My thoughts often went to all the impressionists who painted outdoors. You are at the mercy of the weather, especially the mistral wind that sweeps through the landscape in this region, which determined the direction of my work several times in an amusing way. I had to paint faster and differently than in a studio, in a single motion like a snapshot. Coincidence brought me to the medium – or vice versa, as is usually the case.

It seems that I must do a nude Fig. 1, dimensions variable, oil & lacquer on canvas, 2022

Looking at your Instagram account, your work seems to go in all directions, from full-length portraits to work on cardboard and from classical nudes to textual work. Do you think there is a common thread in your work?
I suspect that such switching is rooted in my character, a ‘hopper‘ as they say.

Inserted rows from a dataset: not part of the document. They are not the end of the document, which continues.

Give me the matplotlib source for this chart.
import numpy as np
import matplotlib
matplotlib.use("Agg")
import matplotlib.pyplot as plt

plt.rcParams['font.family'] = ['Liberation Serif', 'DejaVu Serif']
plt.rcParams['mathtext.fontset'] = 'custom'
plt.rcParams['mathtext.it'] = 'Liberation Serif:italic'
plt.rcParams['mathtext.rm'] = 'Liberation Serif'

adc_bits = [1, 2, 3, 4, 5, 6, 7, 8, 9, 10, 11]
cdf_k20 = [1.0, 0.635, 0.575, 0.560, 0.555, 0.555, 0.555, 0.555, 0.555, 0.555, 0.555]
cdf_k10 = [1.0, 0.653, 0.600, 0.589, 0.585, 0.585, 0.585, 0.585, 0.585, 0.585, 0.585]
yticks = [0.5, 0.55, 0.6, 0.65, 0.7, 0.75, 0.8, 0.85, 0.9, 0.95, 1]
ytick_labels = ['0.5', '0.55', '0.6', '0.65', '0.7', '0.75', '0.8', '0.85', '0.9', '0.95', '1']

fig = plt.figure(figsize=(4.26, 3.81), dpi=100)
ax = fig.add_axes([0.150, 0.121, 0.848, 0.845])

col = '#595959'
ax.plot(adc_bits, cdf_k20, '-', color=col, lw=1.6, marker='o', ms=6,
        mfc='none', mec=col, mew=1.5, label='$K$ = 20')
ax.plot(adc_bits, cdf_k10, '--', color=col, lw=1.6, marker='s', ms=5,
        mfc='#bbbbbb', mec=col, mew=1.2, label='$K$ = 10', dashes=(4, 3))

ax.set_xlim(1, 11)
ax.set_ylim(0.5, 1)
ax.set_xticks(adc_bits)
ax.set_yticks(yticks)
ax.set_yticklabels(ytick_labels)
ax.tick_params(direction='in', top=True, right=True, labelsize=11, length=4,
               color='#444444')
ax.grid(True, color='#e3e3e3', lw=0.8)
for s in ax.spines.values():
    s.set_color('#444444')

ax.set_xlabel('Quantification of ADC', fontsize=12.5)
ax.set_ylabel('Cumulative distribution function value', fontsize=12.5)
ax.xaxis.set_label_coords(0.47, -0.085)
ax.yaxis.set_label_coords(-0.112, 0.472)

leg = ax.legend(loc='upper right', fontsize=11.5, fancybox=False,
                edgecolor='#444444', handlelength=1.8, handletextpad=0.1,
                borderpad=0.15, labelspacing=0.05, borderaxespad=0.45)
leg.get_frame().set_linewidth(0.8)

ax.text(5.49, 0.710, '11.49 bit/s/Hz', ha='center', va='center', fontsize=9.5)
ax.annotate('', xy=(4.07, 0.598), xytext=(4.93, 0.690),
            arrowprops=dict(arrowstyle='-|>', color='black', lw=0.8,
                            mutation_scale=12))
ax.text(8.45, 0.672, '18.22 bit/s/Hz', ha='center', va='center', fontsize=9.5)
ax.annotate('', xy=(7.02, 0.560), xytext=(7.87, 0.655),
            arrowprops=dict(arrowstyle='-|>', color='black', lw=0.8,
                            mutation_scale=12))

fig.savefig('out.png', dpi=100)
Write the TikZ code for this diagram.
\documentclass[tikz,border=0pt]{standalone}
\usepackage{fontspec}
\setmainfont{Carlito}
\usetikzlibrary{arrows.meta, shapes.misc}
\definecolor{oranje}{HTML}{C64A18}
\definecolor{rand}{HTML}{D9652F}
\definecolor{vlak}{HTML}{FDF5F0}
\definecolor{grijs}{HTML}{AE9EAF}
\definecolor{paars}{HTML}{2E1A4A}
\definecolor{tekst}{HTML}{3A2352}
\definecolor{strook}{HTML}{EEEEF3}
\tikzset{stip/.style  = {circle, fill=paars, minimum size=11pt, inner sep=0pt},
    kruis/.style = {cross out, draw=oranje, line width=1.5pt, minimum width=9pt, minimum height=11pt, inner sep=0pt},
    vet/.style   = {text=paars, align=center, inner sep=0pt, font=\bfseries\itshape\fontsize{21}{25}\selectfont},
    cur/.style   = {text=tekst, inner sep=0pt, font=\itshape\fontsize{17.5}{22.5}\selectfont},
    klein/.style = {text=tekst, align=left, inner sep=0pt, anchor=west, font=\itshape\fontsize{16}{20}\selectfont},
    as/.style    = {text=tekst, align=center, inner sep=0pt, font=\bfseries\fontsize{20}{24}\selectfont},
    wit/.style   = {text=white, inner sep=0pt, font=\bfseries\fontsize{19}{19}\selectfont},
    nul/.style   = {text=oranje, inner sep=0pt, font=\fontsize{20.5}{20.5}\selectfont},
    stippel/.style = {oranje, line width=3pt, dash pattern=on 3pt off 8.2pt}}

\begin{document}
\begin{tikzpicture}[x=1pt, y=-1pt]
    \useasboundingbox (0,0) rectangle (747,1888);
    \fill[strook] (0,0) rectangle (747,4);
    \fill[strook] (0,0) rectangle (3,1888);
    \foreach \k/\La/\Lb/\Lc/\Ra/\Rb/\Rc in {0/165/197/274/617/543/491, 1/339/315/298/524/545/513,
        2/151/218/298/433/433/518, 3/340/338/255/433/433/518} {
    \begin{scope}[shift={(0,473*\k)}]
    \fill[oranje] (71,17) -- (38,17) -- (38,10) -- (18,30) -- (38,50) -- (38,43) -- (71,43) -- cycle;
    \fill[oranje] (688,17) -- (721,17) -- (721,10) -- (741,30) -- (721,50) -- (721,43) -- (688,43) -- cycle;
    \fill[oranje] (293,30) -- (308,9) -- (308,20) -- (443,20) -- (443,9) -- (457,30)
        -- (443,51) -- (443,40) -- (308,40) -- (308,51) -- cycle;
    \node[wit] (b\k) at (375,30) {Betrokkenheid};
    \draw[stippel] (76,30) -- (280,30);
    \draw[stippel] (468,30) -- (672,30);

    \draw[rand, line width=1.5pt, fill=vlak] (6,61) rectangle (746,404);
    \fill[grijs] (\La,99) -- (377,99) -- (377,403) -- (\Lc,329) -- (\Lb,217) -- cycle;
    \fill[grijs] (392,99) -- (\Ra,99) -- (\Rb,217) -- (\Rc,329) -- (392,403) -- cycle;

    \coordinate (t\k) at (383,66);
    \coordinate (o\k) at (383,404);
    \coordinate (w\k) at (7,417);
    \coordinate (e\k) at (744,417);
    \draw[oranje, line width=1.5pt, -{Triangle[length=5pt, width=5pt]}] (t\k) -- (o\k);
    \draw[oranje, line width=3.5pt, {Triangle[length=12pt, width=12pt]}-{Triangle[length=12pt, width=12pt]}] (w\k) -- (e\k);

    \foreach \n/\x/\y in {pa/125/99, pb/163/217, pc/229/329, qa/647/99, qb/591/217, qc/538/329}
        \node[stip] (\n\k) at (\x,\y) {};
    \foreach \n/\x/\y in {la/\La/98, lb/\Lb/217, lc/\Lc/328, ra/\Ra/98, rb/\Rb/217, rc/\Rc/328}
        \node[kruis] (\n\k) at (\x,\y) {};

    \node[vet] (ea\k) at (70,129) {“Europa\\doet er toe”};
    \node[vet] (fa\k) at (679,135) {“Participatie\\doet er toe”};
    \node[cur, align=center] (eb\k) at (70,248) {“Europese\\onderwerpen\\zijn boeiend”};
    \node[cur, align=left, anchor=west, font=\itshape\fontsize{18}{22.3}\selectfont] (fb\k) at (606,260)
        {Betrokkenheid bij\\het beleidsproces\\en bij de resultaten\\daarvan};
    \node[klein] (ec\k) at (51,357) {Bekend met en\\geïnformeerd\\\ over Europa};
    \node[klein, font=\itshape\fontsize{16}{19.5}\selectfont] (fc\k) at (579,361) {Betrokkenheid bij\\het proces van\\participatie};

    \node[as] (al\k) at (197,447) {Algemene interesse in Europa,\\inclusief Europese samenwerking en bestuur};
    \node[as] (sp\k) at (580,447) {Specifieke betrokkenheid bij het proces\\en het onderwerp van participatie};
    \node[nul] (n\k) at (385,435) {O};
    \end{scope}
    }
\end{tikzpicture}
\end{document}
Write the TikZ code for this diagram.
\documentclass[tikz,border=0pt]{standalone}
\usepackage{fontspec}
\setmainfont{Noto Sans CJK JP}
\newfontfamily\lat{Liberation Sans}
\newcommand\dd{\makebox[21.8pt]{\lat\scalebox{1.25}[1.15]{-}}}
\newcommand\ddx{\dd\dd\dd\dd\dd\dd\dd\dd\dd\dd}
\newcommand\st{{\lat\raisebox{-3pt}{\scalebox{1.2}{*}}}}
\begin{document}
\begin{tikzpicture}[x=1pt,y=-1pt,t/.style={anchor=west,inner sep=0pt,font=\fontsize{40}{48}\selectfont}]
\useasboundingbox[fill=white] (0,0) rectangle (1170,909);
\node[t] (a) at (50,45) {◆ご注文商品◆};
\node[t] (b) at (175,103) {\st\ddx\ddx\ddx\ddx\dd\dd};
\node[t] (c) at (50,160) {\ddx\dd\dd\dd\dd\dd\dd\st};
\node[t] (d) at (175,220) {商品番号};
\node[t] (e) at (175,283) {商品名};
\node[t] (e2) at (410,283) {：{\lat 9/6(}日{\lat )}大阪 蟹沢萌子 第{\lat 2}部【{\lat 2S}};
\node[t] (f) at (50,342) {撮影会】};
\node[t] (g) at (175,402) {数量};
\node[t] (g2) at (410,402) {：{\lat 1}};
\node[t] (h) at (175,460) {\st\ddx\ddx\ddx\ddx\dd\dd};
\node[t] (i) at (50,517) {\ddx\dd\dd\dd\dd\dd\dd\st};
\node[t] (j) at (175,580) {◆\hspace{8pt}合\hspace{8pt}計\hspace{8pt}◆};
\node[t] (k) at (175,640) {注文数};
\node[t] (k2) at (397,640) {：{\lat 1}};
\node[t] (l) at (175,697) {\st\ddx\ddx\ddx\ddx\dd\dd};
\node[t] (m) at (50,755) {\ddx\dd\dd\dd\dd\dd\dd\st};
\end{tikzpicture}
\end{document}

I become restless if I follow the same path visually and verbally for too long, a healthy dose of chaos then takes over me when I'm working. If painting is the sea, I want to be the ultimate surfer, always looking for the right wave in time and space. I want every gesture and moment of decision to be palpable in my paintings.

Gratitude, Fuck, 58x100 cm, oil on canvas, 2023

Why is that important to you?
It is a feeling I am also looking for when I stand in front of a work of art, an inextricable finishing touch that makes an image unique and where I believe the poetry lies.

You are now 29 and still at the beginning of your career. What do you hope to achieve in the next five years?
I am convinced that if you do something with passion, things will always cross your path at the right time. Over the next five years, I want to mainly continue to follow my own course, wherever the wind may blow it.